Brief:
Under this line sits a listing. Repeat exactly and only its lines from the one holding "Convert this chart to D3.js code." through the one holding "0.6, 0.7, 0.8];"; skip pictures.

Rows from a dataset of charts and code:
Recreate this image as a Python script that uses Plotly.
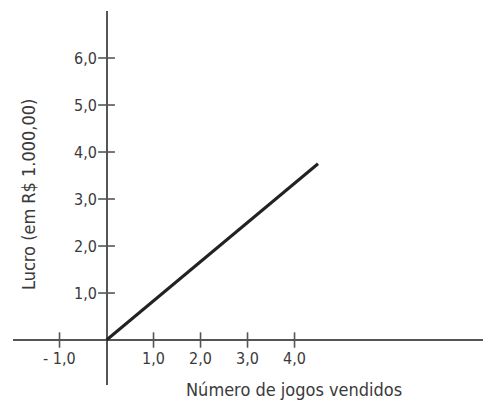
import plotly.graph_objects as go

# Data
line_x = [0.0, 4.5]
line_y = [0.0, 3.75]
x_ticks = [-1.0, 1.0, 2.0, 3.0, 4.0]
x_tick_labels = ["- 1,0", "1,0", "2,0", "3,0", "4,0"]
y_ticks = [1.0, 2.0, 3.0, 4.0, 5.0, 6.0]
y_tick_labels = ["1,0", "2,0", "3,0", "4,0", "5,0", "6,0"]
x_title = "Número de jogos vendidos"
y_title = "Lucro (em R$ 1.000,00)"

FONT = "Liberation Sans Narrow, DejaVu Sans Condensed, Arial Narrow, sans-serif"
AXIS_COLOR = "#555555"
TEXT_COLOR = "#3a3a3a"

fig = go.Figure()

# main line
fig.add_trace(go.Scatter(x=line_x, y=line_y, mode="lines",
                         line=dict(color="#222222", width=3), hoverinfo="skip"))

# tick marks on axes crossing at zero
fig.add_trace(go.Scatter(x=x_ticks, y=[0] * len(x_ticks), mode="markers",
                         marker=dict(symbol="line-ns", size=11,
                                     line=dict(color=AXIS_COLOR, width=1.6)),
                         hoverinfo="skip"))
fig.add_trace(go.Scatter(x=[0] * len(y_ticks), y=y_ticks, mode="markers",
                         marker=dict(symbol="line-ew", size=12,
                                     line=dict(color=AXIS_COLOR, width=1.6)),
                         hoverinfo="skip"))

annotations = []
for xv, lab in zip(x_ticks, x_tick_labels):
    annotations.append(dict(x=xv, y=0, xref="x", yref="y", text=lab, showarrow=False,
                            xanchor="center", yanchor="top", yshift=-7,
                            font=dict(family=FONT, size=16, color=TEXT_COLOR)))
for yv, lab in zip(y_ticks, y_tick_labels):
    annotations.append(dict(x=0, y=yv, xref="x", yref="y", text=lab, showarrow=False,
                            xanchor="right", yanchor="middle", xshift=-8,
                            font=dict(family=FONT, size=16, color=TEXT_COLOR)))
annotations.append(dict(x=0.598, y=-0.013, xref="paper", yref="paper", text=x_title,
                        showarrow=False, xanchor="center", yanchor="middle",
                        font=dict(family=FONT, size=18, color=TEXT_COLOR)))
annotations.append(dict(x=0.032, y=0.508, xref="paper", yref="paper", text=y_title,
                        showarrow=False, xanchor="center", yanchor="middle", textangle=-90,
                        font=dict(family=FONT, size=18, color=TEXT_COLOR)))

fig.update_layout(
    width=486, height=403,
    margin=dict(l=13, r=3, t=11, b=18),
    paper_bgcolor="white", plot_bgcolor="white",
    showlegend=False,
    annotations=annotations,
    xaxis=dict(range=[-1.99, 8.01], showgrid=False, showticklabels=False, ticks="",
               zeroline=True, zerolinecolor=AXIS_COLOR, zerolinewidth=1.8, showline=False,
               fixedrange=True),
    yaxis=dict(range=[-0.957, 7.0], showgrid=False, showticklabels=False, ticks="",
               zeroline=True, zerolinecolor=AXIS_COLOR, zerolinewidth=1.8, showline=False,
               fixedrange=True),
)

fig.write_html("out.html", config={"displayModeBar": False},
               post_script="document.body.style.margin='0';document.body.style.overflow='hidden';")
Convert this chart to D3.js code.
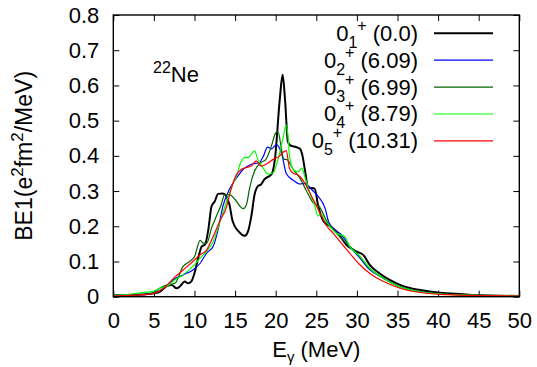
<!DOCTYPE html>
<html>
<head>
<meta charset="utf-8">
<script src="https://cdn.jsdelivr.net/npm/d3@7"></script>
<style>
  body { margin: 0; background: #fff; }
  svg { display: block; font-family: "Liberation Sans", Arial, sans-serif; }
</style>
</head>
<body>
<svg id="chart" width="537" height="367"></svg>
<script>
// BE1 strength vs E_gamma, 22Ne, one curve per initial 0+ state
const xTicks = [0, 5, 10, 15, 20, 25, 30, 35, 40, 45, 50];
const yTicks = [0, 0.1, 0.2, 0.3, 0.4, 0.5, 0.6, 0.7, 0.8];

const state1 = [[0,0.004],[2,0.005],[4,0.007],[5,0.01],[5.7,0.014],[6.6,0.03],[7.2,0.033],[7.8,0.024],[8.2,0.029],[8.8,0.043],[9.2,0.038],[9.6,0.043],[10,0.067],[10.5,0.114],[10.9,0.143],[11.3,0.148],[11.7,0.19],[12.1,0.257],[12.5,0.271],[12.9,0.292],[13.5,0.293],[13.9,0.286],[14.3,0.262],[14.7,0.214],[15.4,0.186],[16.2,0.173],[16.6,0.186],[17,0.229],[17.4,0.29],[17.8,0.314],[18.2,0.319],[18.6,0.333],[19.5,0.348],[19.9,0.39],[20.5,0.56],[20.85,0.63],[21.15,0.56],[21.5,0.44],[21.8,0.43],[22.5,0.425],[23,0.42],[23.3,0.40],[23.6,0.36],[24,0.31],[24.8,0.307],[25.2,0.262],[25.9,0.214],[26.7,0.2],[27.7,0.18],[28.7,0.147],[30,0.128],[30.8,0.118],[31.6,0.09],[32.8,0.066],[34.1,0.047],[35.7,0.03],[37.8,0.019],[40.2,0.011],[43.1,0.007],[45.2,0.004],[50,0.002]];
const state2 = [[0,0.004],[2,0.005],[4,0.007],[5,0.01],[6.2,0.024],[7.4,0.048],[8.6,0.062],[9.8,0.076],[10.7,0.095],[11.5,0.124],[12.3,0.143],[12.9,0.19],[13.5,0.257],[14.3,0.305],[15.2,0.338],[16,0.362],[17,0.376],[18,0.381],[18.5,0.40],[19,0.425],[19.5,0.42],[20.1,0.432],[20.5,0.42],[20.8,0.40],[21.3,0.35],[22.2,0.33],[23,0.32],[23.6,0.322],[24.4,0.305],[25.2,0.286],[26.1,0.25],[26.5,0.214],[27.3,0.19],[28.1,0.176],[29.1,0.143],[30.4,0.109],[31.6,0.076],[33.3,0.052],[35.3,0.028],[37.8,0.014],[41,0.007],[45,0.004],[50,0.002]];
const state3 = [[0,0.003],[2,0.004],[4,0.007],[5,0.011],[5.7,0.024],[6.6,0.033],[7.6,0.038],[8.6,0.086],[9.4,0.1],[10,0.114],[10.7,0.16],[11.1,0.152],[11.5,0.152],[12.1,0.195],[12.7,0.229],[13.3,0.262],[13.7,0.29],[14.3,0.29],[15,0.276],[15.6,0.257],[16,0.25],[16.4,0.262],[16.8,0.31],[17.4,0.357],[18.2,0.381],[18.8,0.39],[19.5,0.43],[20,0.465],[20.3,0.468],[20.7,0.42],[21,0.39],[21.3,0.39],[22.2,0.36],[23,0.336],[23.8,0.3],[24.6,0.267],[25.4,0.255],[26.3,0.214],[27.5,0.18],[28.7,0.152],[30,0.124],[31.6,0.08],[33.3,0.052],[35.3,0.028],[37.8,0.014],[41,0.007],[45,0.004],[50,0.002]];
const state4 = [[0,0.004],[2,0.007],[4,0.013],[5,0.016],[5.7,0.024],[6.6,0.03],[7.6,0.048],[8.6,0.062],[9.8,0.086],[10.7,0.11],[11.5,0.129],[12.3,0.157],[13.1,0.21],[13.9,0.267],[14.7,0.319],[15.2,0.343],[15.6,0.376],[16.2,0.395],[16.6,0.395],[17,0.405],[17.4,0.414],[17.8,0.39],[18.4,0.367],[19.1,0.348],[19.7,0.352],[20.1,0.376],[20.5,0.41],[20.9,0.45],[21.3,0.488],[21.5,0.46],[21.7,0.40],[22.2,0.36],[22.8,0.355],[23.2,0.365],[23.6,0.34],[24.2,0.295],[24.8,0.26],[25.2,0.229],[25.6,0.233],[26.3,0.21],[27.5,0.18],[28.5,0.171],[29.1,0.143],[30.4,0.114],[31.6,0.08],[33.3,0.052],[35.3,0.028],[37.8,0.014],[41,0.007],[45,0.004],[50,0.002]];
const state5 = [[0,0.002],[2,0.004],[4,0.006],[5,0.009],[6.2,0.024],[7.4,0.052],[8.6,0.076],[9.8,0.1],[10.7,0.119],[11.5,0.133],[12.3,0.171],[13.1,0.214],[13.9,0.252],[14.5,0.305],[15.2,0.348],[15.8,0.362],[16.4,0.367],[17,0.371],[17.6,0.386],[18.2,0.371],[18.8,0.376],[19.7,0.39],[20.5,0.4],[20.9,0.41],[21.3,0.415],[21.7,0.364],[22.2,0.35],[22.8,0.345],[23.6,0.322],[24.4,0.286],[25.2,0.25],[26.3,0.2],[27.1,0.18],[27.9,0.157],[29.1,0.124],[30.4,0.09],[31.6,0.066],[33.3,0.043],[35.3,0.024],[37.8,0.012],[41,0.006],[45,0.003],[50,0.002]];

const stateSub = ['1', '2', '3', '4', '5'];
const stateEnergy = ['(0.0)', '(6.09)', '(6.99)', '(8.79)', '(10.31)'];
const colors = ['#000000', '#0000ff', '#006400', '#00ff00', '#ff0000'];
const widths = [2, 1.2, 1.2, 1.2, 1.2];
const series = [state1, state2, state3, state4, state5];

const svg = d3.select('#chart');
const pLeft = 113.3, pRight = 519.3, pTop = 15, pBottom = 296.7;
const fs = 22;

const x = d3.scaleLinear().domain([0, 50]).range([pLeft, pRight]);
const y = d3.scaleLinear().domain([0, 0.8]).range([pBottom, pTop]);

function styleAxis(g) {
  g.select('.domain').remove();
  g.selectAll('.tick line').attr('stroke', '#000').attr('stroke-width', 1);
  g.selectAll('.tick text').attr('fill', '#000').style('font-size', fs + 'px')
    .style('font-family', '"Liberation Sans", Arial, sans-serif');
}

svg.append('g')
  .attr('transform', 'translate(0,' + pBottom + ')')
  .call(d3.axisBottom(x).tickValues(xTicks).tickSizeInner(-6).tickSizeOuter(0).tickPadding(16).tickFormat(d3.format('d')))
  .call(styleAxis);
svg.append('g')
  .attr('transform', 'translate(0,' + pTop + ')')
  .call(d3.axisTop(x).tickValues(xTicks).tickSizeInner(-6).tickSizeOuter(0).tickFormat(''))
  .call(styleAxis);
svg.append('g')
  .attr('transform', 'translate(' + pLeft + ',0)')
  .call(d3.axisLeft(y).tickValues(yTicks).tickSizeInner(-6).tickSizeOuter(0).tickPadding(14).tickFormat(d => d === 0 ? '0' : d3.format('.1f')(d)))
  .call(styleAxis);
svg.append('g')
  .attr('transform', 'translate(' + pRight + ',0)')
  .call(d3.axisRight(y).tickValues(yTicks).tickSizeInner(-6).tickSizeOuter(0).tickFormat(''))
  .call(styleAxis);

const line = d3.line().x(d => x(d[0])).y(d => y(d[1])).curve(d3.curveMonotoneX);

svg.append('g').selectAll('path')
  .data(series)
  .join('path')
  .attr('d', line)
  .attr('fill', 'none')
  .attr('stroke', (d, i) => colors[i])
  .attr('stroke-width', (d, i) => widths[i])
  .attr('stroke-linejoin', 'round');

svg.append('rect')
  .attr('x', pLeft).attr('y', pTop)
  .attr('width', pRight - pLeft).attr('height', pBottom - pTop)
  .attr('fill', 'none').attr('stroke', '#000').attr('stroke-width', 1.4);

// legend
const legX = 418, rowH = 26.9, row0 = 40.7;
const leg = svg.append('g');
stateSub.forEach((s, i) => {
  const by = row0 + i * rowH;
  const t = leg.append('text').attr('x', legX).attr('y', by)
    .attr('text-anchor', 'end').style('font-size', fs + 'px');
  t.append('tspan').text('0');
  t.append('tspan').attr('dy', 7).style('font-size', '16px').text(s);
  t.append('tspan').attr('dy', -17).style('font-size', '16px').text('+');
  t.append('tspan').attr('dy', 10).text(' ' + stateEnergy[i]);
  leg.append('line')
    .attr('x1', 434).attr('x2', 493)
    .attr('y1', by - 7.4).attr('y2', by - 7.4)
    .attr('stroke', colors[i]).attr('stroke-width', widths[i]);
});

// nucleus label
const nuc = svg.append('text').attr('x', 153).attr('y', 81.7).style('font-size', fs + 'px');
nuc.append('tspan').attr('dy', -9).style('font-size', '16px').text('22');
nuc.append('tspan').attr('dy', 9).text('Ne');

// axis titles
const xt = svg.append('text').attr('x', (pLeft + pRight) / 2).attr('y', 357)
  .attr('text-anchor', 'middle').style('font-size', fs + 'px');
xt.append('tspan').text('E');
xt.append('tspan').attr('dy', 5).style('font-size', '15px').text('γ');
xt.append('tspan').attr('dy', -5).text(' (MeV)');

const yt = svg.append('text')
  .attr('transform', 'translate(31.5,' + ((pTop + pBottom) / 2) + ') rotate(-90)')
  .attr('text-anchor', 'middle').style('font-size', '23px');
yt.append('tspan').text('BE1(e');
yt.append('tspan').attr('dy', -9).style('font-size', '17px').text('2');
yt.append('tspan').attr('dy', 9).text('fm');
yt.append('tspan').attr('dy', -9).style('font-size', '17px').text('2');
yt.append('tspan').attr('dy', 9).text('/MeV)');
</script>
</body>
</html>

Exercise result:
Convert this chart to D3.js code.
<!DOCTYPE html>
<html>
<head>
<meta charset="utf-8">
<script src="https://cdn.jsdelivr.net/npm/d3@7"></script>
<style>
  body { margin: 0; background: #fff; }
  svg { display: block; font-family: "Liberation Sans", Arial, sans-serif; }
</style>
</head>
<body>
<svg id="chart" width="537" height="367"></svg>
<script>
// BE1 strength vs E_gamma, 22Ne, one curve per initial 0+ state
const xTicks = [0, 5, 10, 15, 20, 25, 30, 35, 40, 45, 50];
const yTicks = [0, 0.1, 0.2, 0.3, 0.4, 0.5, 0.6, 0.7, 0.8];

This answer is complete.